* _Stated task_:
Reproduce the listing below verbatim.

* _Data extract_:
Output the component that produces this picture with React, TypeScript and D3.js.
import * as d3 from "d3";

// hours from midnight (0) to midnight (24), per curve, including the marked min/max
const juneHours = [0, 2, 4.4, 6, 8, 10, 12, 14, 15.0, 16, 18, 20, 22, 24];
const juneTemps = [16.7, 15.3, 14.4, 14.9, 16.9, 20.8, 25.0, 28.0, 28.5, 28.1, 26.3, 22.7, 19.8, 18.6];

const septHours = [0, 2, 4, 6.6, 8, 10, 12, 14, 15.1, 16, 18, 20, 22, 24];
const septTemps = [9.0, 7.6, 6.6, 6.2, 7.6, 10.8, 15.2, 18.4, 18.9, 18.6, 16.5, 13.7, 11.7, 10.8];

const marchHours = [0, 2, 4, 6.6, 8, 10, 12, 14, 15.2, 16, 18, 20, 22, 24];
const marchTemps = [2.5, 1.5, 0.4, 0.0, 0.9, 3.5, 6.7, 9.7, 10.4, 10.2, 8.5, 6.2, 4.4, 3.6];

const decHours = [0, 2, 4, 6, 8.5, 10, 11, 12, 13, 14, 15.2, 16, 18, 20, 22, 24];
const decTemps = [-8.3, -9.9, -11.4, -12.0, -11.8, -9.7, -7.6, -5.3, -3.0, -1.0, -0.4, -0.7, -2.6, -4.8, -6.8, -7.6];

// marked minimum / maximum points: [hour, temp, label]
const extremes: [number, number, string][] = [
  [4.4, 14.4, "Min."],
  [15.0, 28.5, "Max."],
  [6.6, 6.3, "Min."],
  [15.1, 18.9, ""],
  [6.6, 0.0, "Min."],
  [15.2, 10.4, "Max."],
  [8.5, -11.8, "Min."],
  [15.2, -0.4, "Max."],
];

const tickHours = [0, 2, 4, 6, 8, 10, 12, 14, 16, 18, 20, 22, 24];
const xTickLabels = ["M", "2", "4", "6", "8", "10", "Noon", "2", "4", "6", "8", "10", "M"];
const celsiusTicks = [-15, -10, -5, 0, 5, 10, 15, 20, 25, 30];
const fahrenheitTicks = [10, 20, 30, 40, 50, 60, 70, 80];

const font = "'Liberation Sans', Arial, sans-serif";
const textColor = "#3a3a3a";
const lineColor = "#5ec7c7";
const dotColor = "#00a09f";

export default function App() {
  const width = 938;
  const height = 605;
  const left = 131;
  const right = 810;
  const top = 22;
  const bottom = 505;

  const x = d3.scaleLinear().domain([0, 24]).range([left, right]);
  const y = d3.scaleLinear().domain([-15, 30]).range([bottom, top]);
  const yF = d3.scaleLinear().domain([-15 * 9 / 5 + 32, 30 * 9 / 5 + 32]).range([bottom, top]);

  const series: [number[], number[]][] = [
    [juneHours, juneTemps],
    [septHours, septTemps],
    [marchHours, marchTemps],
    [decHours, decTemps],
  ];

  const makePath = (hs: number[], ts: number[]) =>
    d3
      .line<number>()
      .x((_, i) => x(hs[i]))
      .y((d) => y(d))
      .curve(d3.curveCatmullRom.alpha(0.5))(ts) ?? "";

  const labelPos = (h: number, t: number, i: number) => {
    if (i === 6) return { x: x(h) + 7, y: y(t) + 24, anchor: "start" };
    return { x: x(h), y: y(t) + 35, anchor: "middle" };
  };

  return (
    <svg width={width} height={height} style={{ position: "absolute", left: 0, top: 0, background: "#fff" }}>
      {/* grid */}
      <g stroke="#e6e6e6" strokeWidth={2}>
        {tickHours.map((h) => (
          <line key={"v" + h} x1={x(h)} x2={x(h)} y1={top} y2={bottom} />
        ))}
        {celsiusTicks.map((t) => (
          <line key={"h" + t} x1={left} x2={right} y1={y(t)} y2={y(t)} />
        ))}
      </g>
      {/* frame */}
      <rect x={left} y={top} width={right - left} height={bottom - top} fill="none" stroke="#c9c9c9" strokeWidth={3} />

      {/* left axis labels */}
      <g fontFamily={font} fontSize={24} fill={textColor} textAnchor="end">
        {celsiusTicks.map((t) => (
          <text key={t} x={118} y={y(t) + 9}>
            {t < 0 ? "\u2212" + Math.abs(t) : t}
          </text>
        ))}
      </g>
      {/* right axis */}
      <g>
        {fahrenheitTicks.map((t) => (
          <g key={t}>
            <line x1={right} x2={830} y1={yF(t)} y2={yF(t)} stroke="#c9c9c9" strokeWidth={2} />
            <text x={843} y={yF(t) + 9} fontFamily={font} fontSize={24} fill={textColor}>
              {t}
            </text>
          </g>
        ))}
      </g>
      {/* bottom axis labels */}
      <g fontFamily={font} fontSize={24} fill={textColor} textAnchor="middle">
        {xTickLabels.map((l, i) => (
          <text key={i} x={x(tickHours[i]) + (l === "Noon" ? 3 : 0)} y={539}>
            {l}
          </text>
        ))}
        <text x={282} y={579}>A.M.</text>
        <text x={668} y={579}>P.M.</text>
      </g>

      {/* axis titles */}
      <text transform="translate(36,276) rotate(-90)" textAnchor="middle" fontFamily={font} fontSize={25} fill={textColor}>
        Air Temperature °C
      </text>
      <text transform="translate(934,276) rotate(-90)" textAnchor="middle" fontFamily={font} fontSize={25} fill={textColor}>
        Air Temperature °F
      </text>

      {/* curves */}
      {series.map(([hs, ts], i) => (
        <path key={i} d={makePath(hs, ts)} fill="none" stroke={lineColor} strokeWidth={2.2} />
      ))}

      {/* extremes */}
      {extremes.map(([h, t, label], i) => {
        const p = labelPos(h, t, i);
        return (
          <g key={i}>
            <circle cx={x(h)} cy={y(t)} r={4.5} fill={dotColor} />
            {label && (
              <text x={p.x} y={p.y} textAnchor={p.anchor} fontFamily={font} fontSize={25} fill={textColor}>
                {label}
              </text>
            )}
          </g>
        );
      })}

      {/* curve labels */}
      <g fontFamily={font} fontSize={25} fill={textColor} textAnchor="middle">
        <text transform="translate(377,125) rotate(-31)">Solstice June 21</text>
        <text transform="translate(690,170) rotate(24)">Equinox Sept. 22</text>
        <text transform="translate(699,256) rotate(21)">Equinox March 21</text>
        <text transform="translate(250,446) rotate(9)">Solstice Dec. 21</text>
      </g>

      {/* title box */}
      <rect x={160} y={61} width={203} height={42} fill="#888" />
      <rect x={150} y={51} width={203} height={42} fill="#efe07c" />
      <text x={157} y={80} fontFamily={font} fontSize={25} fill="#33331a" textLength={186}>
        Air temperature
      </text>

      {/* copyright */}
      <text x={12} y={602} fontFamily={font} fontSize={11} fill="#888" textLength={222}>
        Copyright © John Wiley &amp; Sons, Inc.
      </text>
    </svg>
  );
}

* _Solution to the exercise_:
Output the component that produces this picture with React, TypeScript and D3.js.
import * as d3 from "d3";

// hours from midnight (0) to midnight (24), per curve, including the marked min/max
const juneHours = [0, 2, 4.4, 6, 8, 10, 12, 14, 15.0, 16, 18, 20, 22, 24];
const juneTemps = [16.7, 15.3, 14.4, 14.9, 16.9, 20.8, 25.0, 28.0, 28.5, 28.1, 26.3, 22.7, 19.8, 18.6];

const septHours = [0, 2, 4, 6.6, 8, 10, 12, 14, 15.1, 16, 18, 20, 22, 24];
const septTemps = [9.0, 7.6, 6.6, 6.2, 7.6, 10.8, 15.2, 18.4, 18.9, 18.6, 16.5, 13.7, 11.7, 10.8];

const marchHours = [0, 2, 4, 6.6, 8, 10, 12, 14, 15.2, 16, 18, 20, 22, 24];
const marchTemps = [2.5, 1.5, 0.4, 0.0, 0.9, 3.5, 6.7, 9.7, 10.4, 10.2, 8.5, 6.2, 4.4, 3.6];

const decHours = [0, 2, 4, 6, 8.5, 10, 11, 12, 13, 14, 15.2, 16, 18, 20, 22, 24];
const decTemps = [-8.3, -9.9, -11.4, -12.0, -11.8, -9.7, -7.6, -5.3, -3.0, -1.0, -0.4, -0.7, -2.6, -4.8, -6.8, -7.6];

// marked minimum / maximum points: [hour, temp, label]
const extremes: [number, number, string][] = [
  [4.4, 14.4, "Min."],
  [15.0, 28.5, "Max."],
  [6.6, 6.3, "Min."],
  [15.1, 18.9, ""],
  [6.6, 0.0, "Min."],
  [15.2, 10.4, "Max."],
  [8.5, -11.8, "Min."],
  [15.2, -0.4, "Max."],
];

const tickHours = [0, 2, 4, 6, 8, 10, 12, 14, 16, 18, 20, 22, 24];
const xTickLabels = ["M", "2", "4", "6", "8", "10", "Noon", "2", "4", "6", "8", "10", "M"];
const celsiusTicks = [-15, -10, -5, 0, 5, 10, 15, 20, 25, 30];
const fahrenheitTicks = [10, 20, 30, 40, 50, 60, 70, 80];

const font = "'Liberation Sans', Arial, sans-serif";
const textColor = "#3a3a3a";
const lineColor = "#5ec7c7";
const dotColor = "#00a09f";

export default function App() {
  const width = 938;
  const height = 605;
  const left = 131;
  const right = 810;
  const top = 22;
  const bottom = 505;

  const x = d3.scaleLinear().domain([0, 24]).range([left, right]);
  const y = d3.scaleLinear().domain([-15, 30]).range([bottom, top]);
  const yF = d3.scaleLinear().domain([-15 * 9 / 5 + 32, 30 * 9 / 5 + 32]).range([bottom, top]);

  const series: [number[], number[]][] = [
    [juneHours, juneTemps],
    [septHours, septTemps],
    [marchHours, marchTemps],
    [decHours, decTemps],
  ];

  const makePath = (hs: number[], ts: number[]) =>
    d3
      .line<number>()
      .x((_, i) => x(hs[i]))
      .y((d) => y(d))
      .curve(d3.curveCatmullRom.alpha(0.5))(ts) ?? "";

  const labelPos = (h: number, t: number, i: number) => {
    if (i === 6) return { x: x(h) + 7, y: y(t) + 24, anchor: "start" };
    return { x: x(h), y: y(t) + 35, anchor: "middle" };
  };

  return (
    <svg width={width} height={height} style={{ position: "absolute", left: 0, top: 0, background: "#fff" }}>
      {/* grid */}
      <g stroke="#e6e6e6" strokeWidth={2}>
        {tickHours.map((h) => (
          <line key={"v" + h} x1={x(h)} x2={x(h)} y1={top} y2={bottom} />
        ))}
        {celsiusTicks.map((t) => (
          <line key={"h" + t} x1={left} x2={right} y1={y(t)} y2={y(t)} />
        ))}
      </g>
      {/* frame */}
      <rect x={left} y={top} width={right - left} height={bottom - top} fill="none" stroke="#c9c9c9" strokeWidth={3} />

      {/* left axis labels */}
      <g fontFamily={font} fontSize={24} fill={textColor} textAnchor="end">
        {celsiusTicks.map((t) => (
          <text key={t} x={118} y={y(t) + 9}>
            {t < 0 ? "\u2212" + Math.abs(t) : t}
          </text>
        ))}
      </g>
      {/* right axis */}
      <g>
        {fahrenheitTicks.map((t) => (
          <g key={t}>
            <line x1={right} x2={830} y1={yF(t)} y2={yF(t)} stroke="#c9c9c9" strokeWidth={2} />
            <text x={843} y={yF(t) + 9} fontFamily={font} fontSize={24} fill={textColor}>
              {t}
            </text>
          </g>
        ))}
      </g>
      {/* bottom axis labels */}
      <g fontFamily={font} fontSize={24} fill={textColor} textAnchor="middle">
        {xTickLabels.map((l, i) => (
          <text key={i} x={x(tickHours[i]) + (l === "Noon" ? 3 : 0)} y={539}>
            {l}
          </text>
        ))}
        <text x={282} y={579}>A.M.</text>
        <text x={668} y={579}>P.M.</text>
      </g>

      {/* axis titles */}
      <text transform="translate(36,276) rotate(-90)" textAnchor="middle" fontFamily={font} fontSize={25} fill={textColor}>
        Air Temperature °C
      </text>
      <text transform="translate(934,276) rotate(-90)" textAnchor="middle" fontFamily={font} fontSize={25} fill={textColor}>
        Air Temperature °F
      </text>

      {/* curves */}
      {series.map(([hs, ts], i) => (
        <path key={i} d={makePath(hs, ts)} fill="none" stroke={lineColor} strokeWidth={2.2} />
      ))}

      {/* extremes */}
      {extremes.map(([h, t, label], i) => {
        const p = labelPos(h, t, i);
        return (
          <g key={i}>
            <circle cx={x(h)} cy={y(t)} r={4.5} fill={dotColor} />
            {label && (
              <text x={p.x} y={p.y} textAnchor={p.anchor} fontFamily={font} fontSize={25} fill={textColor}>
                {label}
              </text>
            )}
          </g>
        );
      })}

      {/* curve labels */}
      <g fontFamily={font} fontSize={25} fill={textColor} textAnchor="middle">
        <text transform="translate(377,125) rotate(-31)">Solstice June 21</text>
        <text transform="translate(690,170) rotate(24)">Equinox Sept. 22</text>
        <text transform="translate(699,256) rotate(21)">Equinox March 21</text>
        <text transform="translate(250,446) rotate(9)">Solstice Dec. 21</text>
      </g>

      {/* title box */}
      <rect x={160} y={61} width={203} height={42} fill="#888" />
      <rect x={150} y={51} width={203} height={42} fill="#efe07c" />
      <text x={157} y={80} fontFamily={font} fontSize={25} fill="#33331a" textLength={186}>
        Air temperature
      </text>

      {/* copyright */}
      <text x={12} y={602} fontFamily={font} fontSize={11} fill="#888" textLength={222}>
        Copyright © John Wiley &amp; Sons, Inc.
      </text>
    </svg>
  );
}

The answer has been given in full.